Sınır Tanımayan Gazeteciler tarafından yayınlanan 2023 Dünya Basın Özgürlüğü Endeksi'ne göre Türkiye 180 ülke içinde 165’inci sırada yer almaktadır. Merdan Yanardağ, Barış Pehlivan ve Ayşenur Arslan uygulamaları ile birlikte sanırım sıranın en sonuna yerleşeceğiz. Anayasasında ve yasalarında basın özgürlüğü, ifade özgürlüğü gibi çok demokratik ilkelerine yer verilen ülkemin bu hale getirilmesi utanç vericidir. Aslında burada gazeteciler değil haber alma hakkı kısıtlanan Tüm Türk milleti cezalandırılmaktadır.
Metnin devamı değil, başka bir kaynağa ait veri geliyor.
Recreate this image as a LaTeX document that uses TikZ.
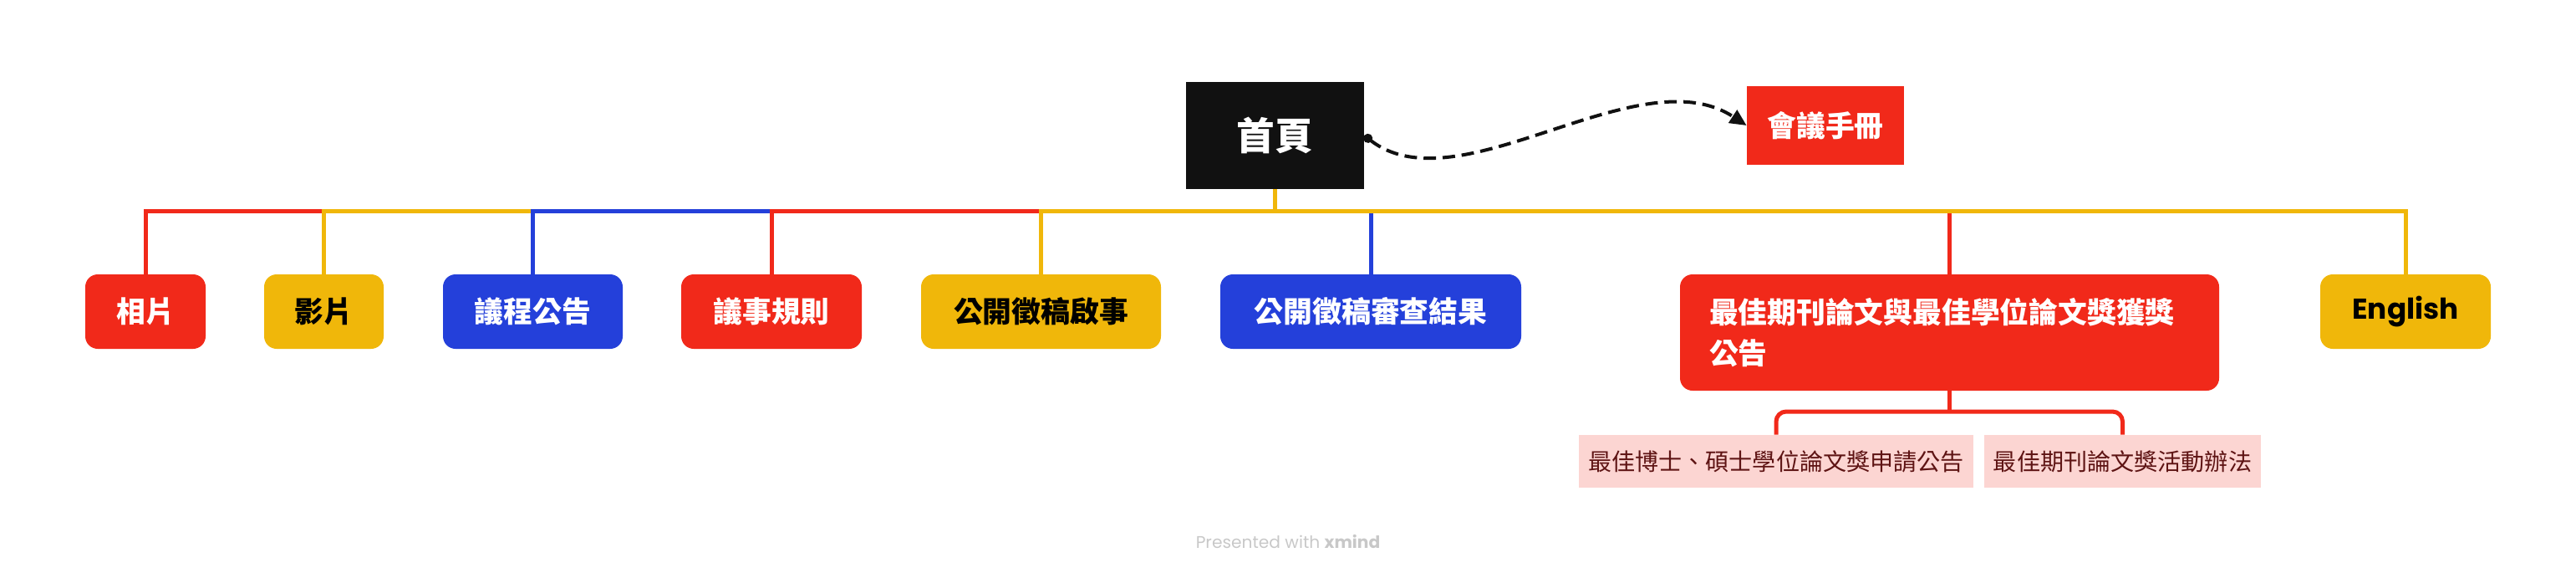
\documentclass[tikz,border=0pt]{standalone}
\usepackage{fontspec}
\setmainfont{Noto Sans CJK TC}
\newfontfamily\latinfont{Poppins}
\usepackage{xcolor}
\usetikzlibrary{arrows.meta,positioning}

\definecolor{mapred}{HTML}{F1291A}
\definecolor{mapyellow}{HTML}{F0B70A}
\definecolor{mapblue}{HTML}{2440DA}
\definecolor{mapblack}{HTML}{111111}
\definecolor{mappink}{HTML}{FCD5D2}
\definecolor{mapbrown}{HTML}{5E1414}
\definecolor{mapgray}{HTML}{C8C8C8}

\newdimen\px \px=0.02cm

\tikzset{
  home/.style={fill=mapblack, text=white, inner sep=0, minimum width=213\px, minimum height=128\px, font=\bfseries\fontsize{26pt}{30pt}\selectfont},
  manual/.style={fill=mapred, text=white, inner sep=0, minimum width=188\px, minimum height=94\px, font=\bfseries\fontsize{19.8pt}{24pt}\selectfont},
  topic/.style={rounded corners=15\px, inner sep=0, minimum height=89\px, font=\bfseries\fontsize{19.8pt}{24pt}\selectfont},
  subtopic/.style={fill=mappink, text=mapbrown, inner sep=0, minimum height=63\px, font=\fontsize{16pt}{20pt}\selectfont},
  branch/.style={line width=5\px},
  link/.style={line width=4\px, dash pattern=on 8.5pt off 4.5pt, {Circle[length=6.2pt]}-{Triangle[length=11.3pt,width=10.2pt]}}
}

\begin{document}
\begin{tikzpicture}[x=0.02cm, y=-0.02cm]
  \useasboundingbox (0,0) rectangle (3082,684);

  \node[home] (Home) at (1525.5,162) {首頁};
  \node[manual] (Manual) at (2184,150) {會議手冊};

  \node[topic, fill=mapred, text=white, minimum width=144\px] (Photo) at (174,372.5) {相片};
  \node[topic, fill=mapyellow, text=black, minimum width=143\px] (Video) at (387.5,372.5) {影片};
  \node[topic, fill=mapblue, text=white, minimum width=215\px] (Agenda) at (637.5,372.5) {議程公告};
  \node[topic, fill=mapred, text=white, minimum width=216\px] (Rules) at (923,372.5) {議事規則};
  \node[topic, fill=mapyellow, text=black, minimum width=287\px] (Call) at (1245.5,372.5) {公開徵稿啟事};
  \node[topic, fill=mapblue, text=white, minimum width=360\px] (Review) at (1640,372.5) {公開徵稿審查結果};
  \node[topic, fill=mapred, text=white, minimum width=645\px, minimum height=139\px, text width=575\px, align=left,
        font=\bfseries\fontsize{19.8pt}{28.3pt}\selectfont] (Award) at (2332.5,397.5) {最佳期刊論文與最佳學位論文獎獲獎\\公告};
  \node[topic, fill=mapyellow, text=black, minimum width=204\px, font=\latinfont\bfseries\fontsize{19.5pt}{24pt}\selectfont] (English) at (2878,372.5) {English};

  \node[subtopic, minimum width=472\px] (Thesis) at (2125,551.5) {最佳博士、碩士學位論文獎申請公告};
  \node[subtopic, minimum width=331\px] (Journal) at (2539.5,551.5) {最佳期刊論文獎活動辦法};

  \node[text=mapgray, font=\latinfont\fontsize{11.5pt}{14pt}\selectfont] (Credit) at (1541,647) {Presented with \textbf{xmind}};

  \coordinate (Bar) at (0,252);
  \coordinate (SubBar) at (0,492);

  \draw[branch, mapred] (Home.south) -- (Home.south |- Bar) -| (Photo.north);
  \draw[branch, mapyellow] (Home.south) -- (Home.south |- Bar) -| (Video.north);
  \draw[branch, mapblue] (Home.south) -- (Home.south |- Bar) -| (Agenda.north);
  \draw[branch, mapred] (Home.south) -- (Home.south |- Bar) -| (Rules.north);
  \draw[branch, mapyellow] (Home.south) -- (Home.south |- Bar) -| (Call.north);
  \draw[branch, mapblue] (Home.south) -- (Home.south |- Bar) -| (Review.north);
  \draw[branch, mapred] (Home.south) -- (Home.south |- Bar) -| (Award.north);
  \draw[branch, mapyellow] (Home.south) -- (Home.south |- Bar) -| (English.north);

  \draw[branch, mapred] (Award.south) -- (Award.south |- SubBar);
  \draw[branch, mapred, rounded corners=12\px] (Thesis.north) -- (Thesis.north |- SubBar) -- (Journal.north |- SubBar) -- (Journal.north);

  \draw[link, mapblack] (Home.east) .. controls (1745,250) and (1960,65) .. (Manual.west);
\end{tikzpicture}
\end{document}
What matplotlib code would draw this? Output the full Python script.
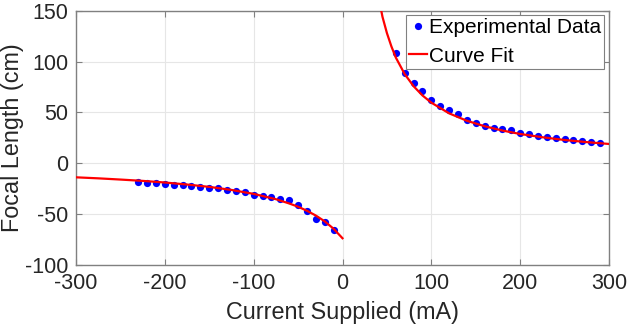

Gazetecilere baskı yapmakla gerçeklerin üstü asla örtülemez aslında fısıltı gazeteciliği devreye sokularak ve sosyal medya kullanılarak çok daha hızla çok daha geniş kitlelere ulaşılmış olunacaktır..Birilerinin bu gerçeği İletişim Başkanlığına ve Radyo Televizyon Üst Kurulu yöneticilerine hatırlatması gerekir. Bu baskı düzeni ile bizzat kendileri muhalefeti çoğaltma gibi istemedikleri bir hizmeti yürütmektedir. İşte bu tip uygulamalar çok başarısız bir Psikolojik Harekat operasyonunu göstermektedir.. Çünkü bu gibi yasaklar insanın ilgisini daha çok çeker ve çok daha kısa sürede geniş kitlelere yayılır. Şurası asla unutulmamalıdır. İnsan beyni görünürde güçlünün yanında gibi olsa da aslında daima mağdurun ve güçsüzün yanındadır.
Eski bir psikolojik harekat uzmanı olarak ilgililere hatırlatmak istedim. Benim 1994 yılında o zamanın 1 milyon tirajlı gazetesi olan GÜNAYDIN’ın strateji sayfasına müstear isimle yazı yazarak başlayan amatör gazeteciliğim halen Önce VATAN İLE devam ediyor. 30 yıldır yazdığım makalelerin büyük bir bölümü internetteki” kumkale.net” sitesinde BİLDİRİ-YORUM logosu altında yayınlanmıştır. Bu yazılar toplam 12.000 sayfayı bulmaktadır. Evet ben bu ülkenin okullarında okumuş 30 yıl devlet memurluğu sonunda doğru bildiklerimi kamuoyuna aktarmak zorundayım ve yılmadan bu hakkımı kullanıyorum. Her ne şart olursa olsun korkmayacağım ve doğru bildiklerimi paylaşmaya davam edeceğim.
Geçen yılların tecrübesi göstermiştir ki cezalandırma yöntemi gerçek gazetecileri korkutamaz, yıldıramaz ve sindiremez . Ceza verilir ve ceza çekilir. Sonunda eskisinden çok daha dik ve çok daha güçlü olarak gerçekler kamuoyuna ulaştırılmaya devam edilir.